Doubt about Hatcher’s proof of degree calculation
abstract-algebraalgebraic-topology
Best Answer
After Hatcher has considered his diagram he proves Proposition 2.30 which says that $\deg f = \sum_i \deg f \mid_{x_i}$. Commutativity of the "outer isomorphism diagram"
$\require{AMScd}$ \begin{CD} H_n(U_i,U_i-x_i) @>{(f_i)_*}>> H_n(V,V -y) \\ @V{\approx}VV @V{\approx}VV \\ H_n(S^n) @>{f_*}>> H_n(S^n) \end{CD}
would mean that $\deg f = \deg f \mid_{x_i}$ for each $i$. In that case the above degree-formula couldn't be correct. This is a priori no argument against commutativity - perhaps the degree formula is wrong? Let us come to this point later.

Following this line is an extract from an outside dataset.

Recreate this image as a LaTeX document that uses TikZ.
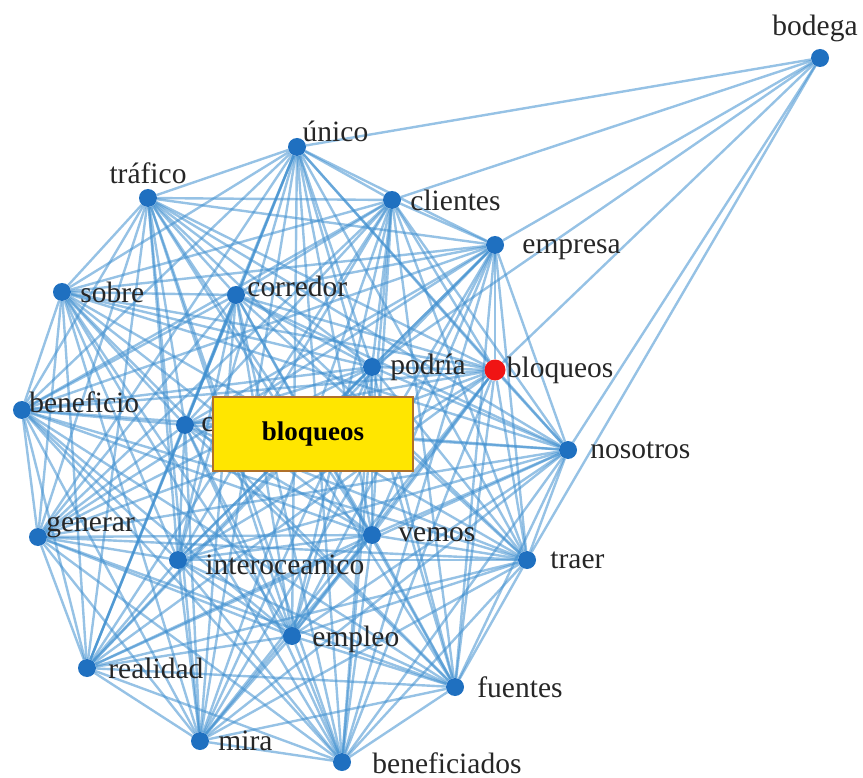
\documentclass[tikz,border=0pt]{standalone}
\usepackage{fontspec}
\setmainfont{Liberation Serif}
\usepackage{tikz}
\usetikzlibrary{positioning,backgrounds}
\definecolor{azul}{HTML}{1F70C0}
\definecolor{celeste}{HTML}{3F8FCF}
\definecolor{rojo}{HTML}{F01414}
\definecolor{amarillo}{HTML}{FFE600}
\definecolor{marron}{HTML}{B0702A}
\tikzset{palabra/.style={
    fill=azul,
    circle,
    inner sep=0pt,
    minimum size=18pt}}
\tikzset{centro/.style={
    palabra,
    fill=rojo,
    minimum size=21pt}}
\tikzset{enlace/.style={
    draw=celeste,
    line width=2.4pt,
    opacity=0.55}}
\tikzset{etiqueta/.style={
    font=\fontsize{29.5}{32}\selectfont,
    inner sep=0pt,
    text=black!85}}
\tikzset{cuadro/.style={
    draw=marron,
    fill=amarillo,
    line width=1.5pt,
    minimum width=200pt,
    minimum height=74pt,
    font=\fontsize{27}{30}\selectfont\bfseries}}
\def\palabras{unico,trafico,clientes,empresa,sobre,corredor,podria,bloqueos,beneficio,nodoc,nosotros,generar,interoceanico,vemos,traer,empleo,realidad,fuentes,mira,beneficiados}

\begin{document}
\begin{tikzpicture}[x=1pt,y=-1pt]
\useasboundingbox (0,0) rectangle (863,778);

\node[palabra] (bodega) at (820,58) {};
\node[palabra] (unico) at (297,147) {};
\node[palabra] (trafico) at (148,198) {};
\node[palabra] (clientes) at (392,200) {};
\node[palabra] (empresa) at (495,245) {};
\node[palabra] (sobre) at (62,292) {};
\node[palabra] (corredor) at (236,295) {};
\node[palabra] (podria) at (372,367) {};
\node[centro] (bloqueos) at (495,370) {};
\node[palabra] (beneficio) at (22,410) {};
\node[palabra] (nodoc) at (185,425) {};
\node[palabra] (nosotros) at (568,450) {};
\node[palabra] (generar) at (38,537) {};
\node[palabra] (interoceanico) at (178,560) {};
\node[palabra] (vemos) at (372,535) {};
\node[palabra] (traer) at (527,560) {};
\node[palabra] (empleo) at (292,636) {};
\node[palabra] (realidad) at (87,668) {};
\node[palabra] (fuentes) at (455,687) {};
\node[palabra] (mira) at (200,741) {};
\node[palabra] (beneficiados) at (342,762) {};

\begin{scope}[on background layer]
  \foreach \a [count=\i] in \palabras {
    \foreach \b [count=\j] in \palabras {
      \ifnum\j>\i \draw[enlace] (\a) -- (\b); \fi
    }
  }
  \foreach \b in {unico,clientes,empresa,podria,bloqueos,nosotros,traer}
    \draw[enlace] (bodega) -- (\b);
\end{scope}

% etiquetas
\node[etiqueta, above=7pt of bodega, xshift=-5pt] (t-bodega) {bodega};
\node[etiqueta, above right=-1pt and -1pt of unico] (t-unico) {único};
\node[etiqueta, above=5pt of trafico] (t-trafico) {tráfico};
\node[etiqueta, right=9pt of clientes] (t-clientes) {clientes};
\node[etiqueta, right=18pt of empresa, yshift=-5pt] (t-empresa) {empresa};
\node[etiqueta, right=9pt of sobre] (t-sobre) {sobre};
\node[etiqueta, right=2pt of corredor, yshift=9pt] (t-corredor) {corredor};
\node[etiqueta, right=9pt of podria] (t-podria) {podría};
\node[etiqueta, right=1pt of bloqueos] (t-bloqueos) {bloqueos};
\node[etiqueta, right=-2pt of beneficio, yshift=8pt] (t-beneficio) {beneficio};
\node[etiqueta, right=7pt of nodoc] (t-nodoc) {c};
\node[etiqueta, right=13pt of nosotros] (t-nosotros) {nosotros};
\node[etiqueta, right=-1pt of generar, yshift=10pt] (t-generar) {generar};
\node[etiqueta, right=18pt of interoceanico, yshift=-5pt] (t-interoceanico) {interoceanico};
\node[etiqueta, right=17pt of vemos] (t-vemos) {vemos};
\node[etiqueta, right=14pt of traer] (t-traer) {traer};
\node[etiqueta, right=11pt of empleo, yshift=-3pt] (t-empleo) {empleo};
\node[etiqueta, right=12pt of realidad] (t-realidad) {realidad};
\node[etiqueta, right=13pt of fuentes] (t-fuentes) {fuentes};
\node[etiqueta, right=9pt of mira] (t-mira) {mira};
\node[etiqueta, right=21pt of beneficiados, yshift=-1pt] (t-beneficiados) {beneficiados};

\node[cuadro] (caja) at (313,434) {bloqueos};
\end{tikzpicture}
\end{document}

What Hatcher is doing with his diagram are two things:
He shows that $A = H_n(U_i,U_i-x_i)$ and $B = H_n(V,V -y)$ are infinite cyclic groups. For this purpose he wouldn't have needed the whole diagram, he only uses excision and the exact sequence of a pair to establish explicit isomorphisms $\phi : A \to H_n(S^n)$ and $\psi : B \to H_n(S^n)$. Thus $(f_i)_* : A \to B$ is a homomorphism between infinite cyclic groups. To describe this map, we have to make a choice of generators $g_A$ for $A$ and $g_B$ for $B$. These choices are in general independent since normally $A \ne B$. Only if $U_i = V$ and $x_i = y$ we have $A = B$ and one choice is sufficient. Based on our choices we get $(f_i)_*(g_A) = n g_B$ for some factor $n \in \mathbb Z$. Since also $-g_A$ and $-g_B$ are generators, we do not get a canonical factor $n = n((f_i)_*)$ - without an explicit choice of generators it is determined only up to sign. And here $\phi, \psi$ enter: To the map $\psi (f_i)_* \phi^{-1} : H_n(S^n) \to H_n(S^n)$ we can associate a canonical factor in $\mathbb Z$ because we may choose one generator of $H_n(S^n)$. This factor is denoted by $\deg f \mid_{x_i}$.

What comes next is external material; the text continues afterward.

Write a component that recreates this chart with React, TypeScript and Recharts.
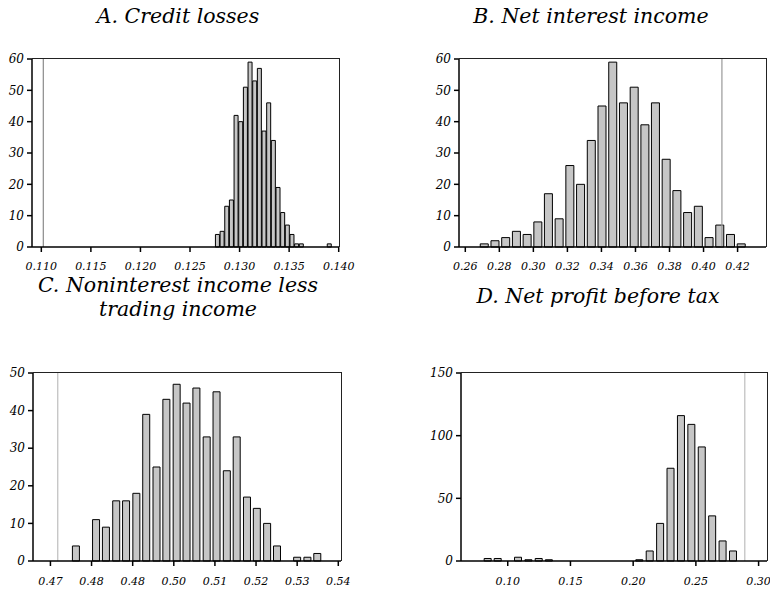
import { BarChart, Bar, XAxis, YAxis, ReferenceLine } from 'recharts';

// A. Credit losses — bin centres and counts
const creditBins = [
  0.1278, 0.12827, 0.12874, 0.12921, 0.12968, 0.13015, 0.13062, 0.13109, 0.13156, 0.13203,
  0.1325, 0.13297, 0.13344, 0.13391, 0.13438, 0.13485, 0.13532, 0.13579, 0.13626, 0.13908,
];
const creditCounts = [4, 5, 13, 15, 42, 40, 51, 59, 53, 57, 37, 46, 34, 19, 11, 7, 4, 1, 1, 1];
const creditTicks = [0.11, 0.115, 0.12, 0.125, 0.13, 0.135, 0.14];

// B. Net interest income
const nimBins = [
  0.2713, 0.2776, 0.2839, 0.2902, 0.2965, 0.3028, 0.309, 0.3153, 0.3216, 0.3279, 0.3342, 0.3405,
  0.3468, 0.3531, 0.3594, 0.3657, 0.3719, 0.3782, 0.3845, 0.3908, 0.3971, 0.4034, 0.4097, 0.416,
  0.4223,
];
const nimCounts = [1, 2, 3, 5, 4, 8, 17, 9, 26, 20, 34, 45, 59, 46, 51, 39, 46, 28, 18, 11, 13, 3, 7, 4, 1];
const nimTicks = [0.26, 0.28, 0.3, 0.32, 0.34, 0.36, 0.38, 0.4, 0.42];

// C. Noninterest income less trading income
const nonIntBins = [
  0.4763, 0.4787, 0.4812, 0.4836, 0.4861, 0.4885, 0.491, 0.4934, 0.4959, 0.4983, 0.5008, 0.5032,
  0.5056, 0.5081, 0.5105, 0.513, 0.5154, 0.5179, 0.5203, 0.5228, 0.5252, 0.5277, 0.5301, 0.5326,
  0.535,
];
const nonIntCounts = [4, 0, 11, 9, 16, 16, 18, 39, 25, 43, 47, 42, 46, 33, 45, 24, 33, 17, 14, 10, 4, 0, 1, 1, 2];
const nonIntTicks = [0.47, 0.48, 0.49, 0.5, 0.51, 0.52, 0.53, 0.54];
const nonIntTickLabels = ['0.47', '0.48', '0.48', '0.50', '0.51', '0.52', '0.53', '0.54'];

// D. Net profit before tax
const profitBins = [
  0.0836, 0.0916, 0.1078, 0.1161, 0.1243, 0.1324,
  0.2045, 0.2128, 0.2211, 0.2294, 0.2377, 0.246, 0.2543, 0.2626, 0.2709, 0.2792,
];
const profitCounts = [2, 2, 3, 1, 2, 1, 1, 8, 30, 74, 116, 109, 91, 36, 16, 8];
const profitTicks = [0.1, 0.15, 0.2, 0.25, 0.3];

const serif = "'DejaVu Serif', serif";
const xTickStyle = { fill: '#000', fontSize: 11, fontStyle: 'italic', fontFamily: serif };
const yTickStyle = { fill: '#000', fontSize: 12, fontStyle: 'italic', fontFamily: serif };
const MARGIN_BOTTOM = 3;

type PanelProps = {
  left: number;
  top: number;
  width: number;
  height: number;
  bins: number[];
  counts: number[];
  domain: [number, number];
  xTicks: number[];
  xFormat: (v: number, i: number) => string;
  yTicks: number[];
  refX: number;
  refColor: string;
  barSize: number;
  yWidth: number;
  marginTop: number;
  marginRight: number;
  xHeight: number;
  xTickMargin: number;
};

function Histogram(p: PanelProps) {
  const data = p.bins.map((x, i) => ({ x, n: p.counts[i] }));
  const yMax = p.yTicks[p.yTicks.length - 1];
  // plot box, used for the thin top/right frame lines
  const boxW = p.width - p.yWidth - p.marginRight;
  const boxH = p.height - p.marginTop - MARGIN_BOTTOM - p.xHeight;
  return (
    <div style={{ position: 'absolute', left: p.left, top: p.top, width: p.width, height: p.height }}>
      <BarChart
        width={p.width}
        height={p.height}
        data={data}
        margin={{ top: p.marginTop, right: p.marginRight, bottom: MARGIN_BOTTOM, left: 0 }}
      >
        <XAxis
          dataKey="x"
          type="number"
          domain={p.domain}
          allowDataOverflow
          ticks={p.xTicks}
          interval={0}
          tickFormatter={p.xFormat}
          height={p.xHeight}
          tickSize={5}
          tickMargin={p.xTickMargin}
          tick={xTickStyle}
          axisLine={{ stroke: '#000', strokeWidth: 1.5 }}
          tickLine={{ stroke: '#000', strokeWidth: 1.5 }}
        />
        <YAxis
          type="number"
          domain={[0, yMax]}
          ticks={p.yTicks}
          interval={0}
          width={p.yWidth}
          tickSize={5}
          tickMargin={3}
          tick={yTickStyle}
          axisLine={{ stroke: '#000', strokeWidth: 1.5 }}
          tickLine={{ stroke: '#000', strokeWidth: 1.5 }}
        />
        <ReferenceLine x={p.refX} stroke={p.refColor} strokeWidth={1.2} />
        <Bar
          dataKey="n"
          fill="#c6c6c6"
          stroke="#000"
          strokeWidth={1}
          barSize={p.barSize}
          isAnimationActive={false}
        />
      </BarChart>
      <div
        style={{
          position: 'absolute',
          zIndex: 5,
          left: p.yWidth,
          top: p.marginTop - 1,
          width: boxW + 1,
          height: boxH + 1,
          borderTop: '1.5px solid #222',
          borderRight: '1.5px solid #222',
          boxSizing: 'border-box',
          pointerEvents: 'none',
        }}
      />
    </div>
  );
}

const titleStyle = {
  position: 'absolute' as const,
  fontFamily: serif,
  fontStyle: 'italic',
  fontSize: 20.5,
  color: '#000',
  textAlign: 'center' as const,
  lineHeight: '24px',
  whiteSpace: 'nowrap' as const,
};

export default function App() {
  return (
    <div style={{ position: 'absolute', left: 0, top: 0, width: 770, height: 591, background: '#fff' }}>
      <div style={{ ...titleStyle, left: 28, width: 300, top: 4 }}>A. Credit losses</div>
      <div style={{ ...titleStyle, left: 441, width: 300, top: 4 }}>B. Net interest income</div>
      <div style={{ ...titleStyle, left: 28, width: 300, top: 273 }}>
        C. Noninterest income less
        <br />
        trading income
      </div>
      <div style={{ ...titleStyle, left: 448, width: 300, top: 284 }}>D. Net profit before tax</div>

      <Histogram
        left={0}
        top={50}
        width={362}
        height={230}
        bins={creditBins}
        counts={creditCounts}
        domain={[0.10906, 0.14003]}
        xTicks={creditTicks}
        xFormat={(v) => v.toFixed(3)}
        yTicks={[0, 10, 20, 30, 40, 50, 60]}
        refX={0.1102}
        refColor="#8a8a8a"
        barSize={4}
        yWidth={32}
        marginTop={9}
        marginRight={23}
        xHeight={30}
        xTickMargin={10}
      />
      <Histogram
        left={425}
        top={50}
        width={345}
        height={230}
        bins={nimBins}
        counts={nimCounts}
        domain={[0.2563, 0.4367]}
        xTicks={nimTicks}
        xFormat={(v) => v.toFixed(2)}
        yTicks={[0, 10, 20, 30, 40, 50, 60]}
        refX={0.4108}
        refColor="#999"
        barSize={8}
        yWidth={34}
        marginTop={9}
        marginRight={4}
        xHeight={30}
        xTickMargin={10}
      />
      <Histogram
        left={0}
        top={362}
        width={362}
        height={229}
        bins={nonIntBins}
        counts={nonIntCounts}
        domain={[0.46576, 0.54066]}
        xTicks={nonIntTicks}
        xFormat={(_v, i) => nonIntTickLabels[i]}
        yTicks={[0, 10, 20, 30, 40, 50]}
        refX={0.47178}
        refColor="#bdbdbd"
        barSize={7}
        yWidth={33}
        marginTop={11}
        marginRight={21}
        xHeight={27}
        xTickMargin={11}
      />
      <Histogram
        left={425}
        top={362}
        width={345}
        height={229}
        bins={profitBins}
        counts={profitCounts}
        domain={[0.06273, 0.3067]}
        xTicks={profitTicks}
        xFormat={(v) => v.toFixed(2)}
        yTicks={[0, 50, 100, 150]}
        refX={0.289}
        refColor="#bdbdbd"
        barSize={7}
        yWidth={36}
        marginTop={11}
        marginRight={3}
        xHeight={27}
        xTickMargin={11}
      />
    </div>
  );
}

The full diagram is used in the proof of Proposition 2.30. Have a look at the proof!
Let us finally come to the outer isomorphism diagram. In Example 2.31 Hatcher shows how to construct a map $f : S^n \to S^n$ of any degree $k \in \mathbb Z$. However, $\deg f \mid_{x_i} = \pm 1$, thus in general $\deg f \ne \deg f \mid_{x_i}$ - the outer isomorphism diagram does not commute in that case.
Although we have found explicit examples in which the outer isomorphism diagram does not commute, an obvious heuristic argument why we cannot expect commutativity is this:
The map $p_i : H_n(S^n,S^n-f^{-1}(y)) \to H_n(S^n,S^n-x_i)$ is in general not an isomorphism. $H_n(S^n,S^n-f^{-1}(y))$ is a free abelian group with $m$ generators, where $m$ is the number of points in $f^{-1}(y)$.
$p_i$ goes into the "wrong direction" which makes it impossible for $m > 1$ to show via standard diagram chasing that the outer isomorphism diagram commutes. It only works for $m=1$ where we have $p_i = id$.